As people have suggested here, Stereolab, while you may indeed have experienced a moment of ESP, there are explanations that do not require such complicated, revolutionary theories.
In addition to what has already been pointed out, I would like to add one thing that many people find unthinkable - our memories are rarely accurate portraits of what actually happened. The reason for this is slowly being understood, but essentially our brain is more of a plastic, evolving pool of information than a solid 'warehouse' of sounds and pictures.
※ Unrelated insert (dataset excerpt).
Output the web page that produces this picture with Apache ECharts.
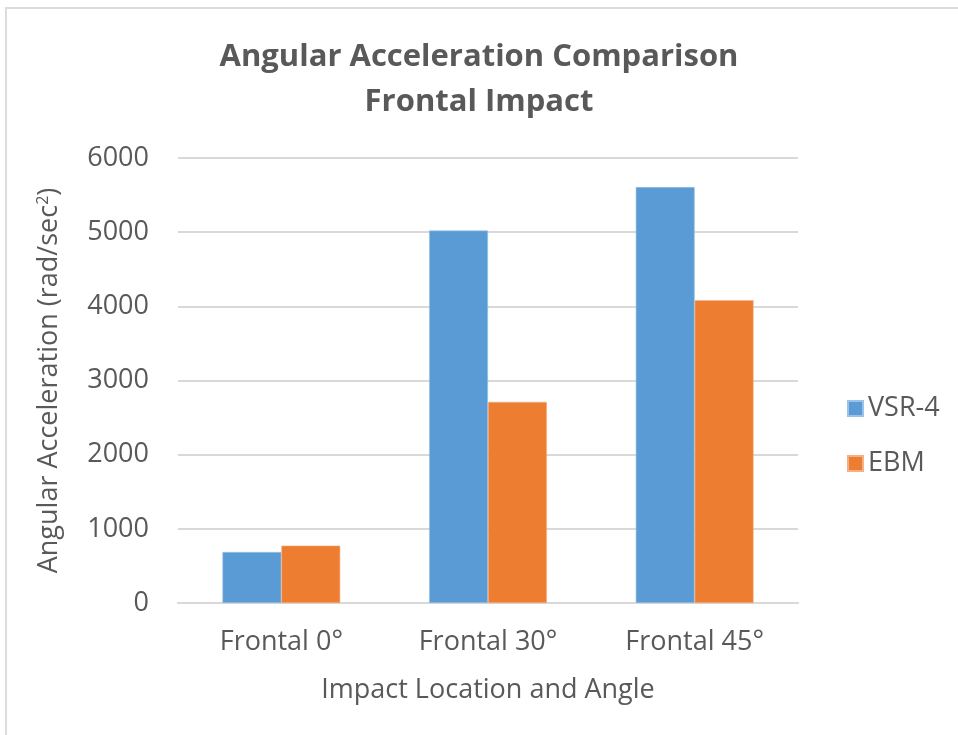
<!DOCTYPE html>
<html>
<head>
<meta charset="utf-8">
<script src="https://cdn.jsdelivr.net/npm/echarts@6/dist/echarts.min.js"></script>
<style>
  html, body { margin: 0; padding: 0; background: #ffffff; }
  #frame { position: absolute; left: 0; top: 0; width: 958px; height: 735px; }
  #edgeTop { position: absolute; left: 5px; top: 7px; width: 953px; height: 2px; background: #dcdcdc; }
  #edgeLeft { position: absolute; left: 5px; top: 7px; width: 2px; height: 728px; background: #dcdcdc; }
  #chart { position: absolute; left: 0; top: 0; width: 958px; height: 735px; }
</style>
</head>
<body>
<div id="frame">
  <div id="chart"></div>
  <div id="edgeTop"></div>
  <div id="edgeLeft"></div>
</div>
<script>
// Peak angular acceleration per impact case
const categories = ['Frontal 0°', 'Frontal 30°', 'Frontal 45°'];
const seriesNames = ['VSR-4', 'EBM'];
const vsr4Values = [688, 5022, 5608];
const ebmValues = [774, 2712, 4082];
const yTicks = { min: 0, max: 6000, interval: 1000 };

const textColor = '#595959';
const fontFamily = '"Open Sans", "Noto Sans", sans-serif';
const labelSize = 27;

const chart = echarts.init(document.getElementById('chart'), null, { renderer: 'canvas' });

chart.setOption({
  animation: false,
  backgroundColor: '#ffffff',
  textStyle: { fontFamily: fontFamily, color: textColor },
  title: {
    text: 'Angular Acceleration Comparison\nFrontal Impact',
    left: 'center',
    top: 30,
    textStyle: {
      fontFamily: fontFamily,
      fontSize: 31,
      fontWeight: 'bold',
      color: textColor,
      lineHeight: 45
    }
  },
  legend: {
    orient: 'vertical',
    left: 842,
    top: 390,
    itemWidth: 15,
    itemHeight: 15,
    itemGap: 28,
    icon: 'rect',
    data: seriesNames,
    textStyle: { fontFamily: fontFamily, fontSize: labelSize, lineHeight: 27, color: textColor, padding: [0, 0, 0, 0] }
  },
  grid: { left: 178, right: 160, top: 158, bottom: 132, containLabel: false },
  xAxis: {
    type: 'category',
    data: categories,
    name: 'Impact Location and Angle',
    nameLocation: 'middle',
    nameGap: 74,
    nameTextStyle: { fontFamily: fontFamily, fontSize: labelSize, color: textColor },
    axisLine: { show: true, lineStyle: { color: '#d9d9d9', width: 2 } },
    axisTick: { show: false },
    axisLabel: { fontFamily: fontFamily, fontSize: labelSize, color: textColor, margin: 26 }
  },
  yAxis: {
    type: 'value',
    min: yTicks.min,
    max: yTicks.max,
    interval: yTicks.interval,
    name: '{n|Angular Acceleration (rad/sec}{s|2}{n|)}',
    nameLocation: 'middle',
    nameGap: 115,
    nameTextStyle: {
      rich: {
        n: { fontFamily: fontFamily, fontSize: labelSize, color: textColor },
        s: { fontFamily: fontFamily, fontSize: 16, color: textColor, verticalAlign: 'top', padding: [0, 0, 12, 0] }
      }
    },
    axisLine: { show: false },
    axisTick: { show: false },
    splitLine: { lineStyle: { color: '#d9d9d9', width: 2 } },
    axisLabel: {
      fontFamily: fontFamily,
      fontSize: labelSize,
      color: textColor,
      margin: 29,
      formatter: (v) => String(v)
    }
  },
  series: [
    {
      name: seriesNames[0],
      type: 'bar',
      data: vsr4Values,
      barGap: '0%',
      barCategoryGap: '43%',
      itemStyle: { color: '#5b9bd5', borderColor: '#9cc3e6', borderWidth: 0.6 }
    },
    {
      name: seriesNames[1],
      type: 'bar',
      data: ebmValues,
      barGap: '0%',
      barCategoryGap: '43%',
      itemStyle: { color: '#ed7d31', borderColor: '#f4b183', borderWidth: 0.6 }
    }
  ]
});
</script>
</body>
</html>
The reason for this is simple - back when we were fleeing cave bears and beating women with sticks, it was of advantage to have an evolving stock of memories and associations. As pattern making creatures, we can form cognitive patterns between events, emotions, and recently (in evolutionary terms) with novel situations that we have not directly experienced (i.e. imagination - a truly human adaptation). This is wonderful for finding food, making simple tools and learning to stay away from Mr. Bear's cave. It's not all that good when divining the true nature of our universe.
So, why do our memories change? If you were to associate two events based on a single experience (cave + roar = terror), it may be incorrect. Cause and effect are not always apparent, and just because two events occur close together in time it does not make them related. Multiple experiences would provide a more accurate association, however each experience, due to the nature of our brains, alters how all related experiences are perceived. Experiments with mice have supported this.
In other words, what happened on each occasion probably wasn't quite how you remember it. No amount of 'but I know I what I was thinking' will change that - I've been pretty stubborn about things like that in the past, and have ended up eating a lot of humble pie afterwards. Simply put, I knew what had happened - unfortunately, it didn't happen like that in reality.
It can be a humble experience realising that we are still basic animals on a foundation level - knowing this is the greatest tool we have in science, and separates true scientific thinking from psuedoscience nonsense.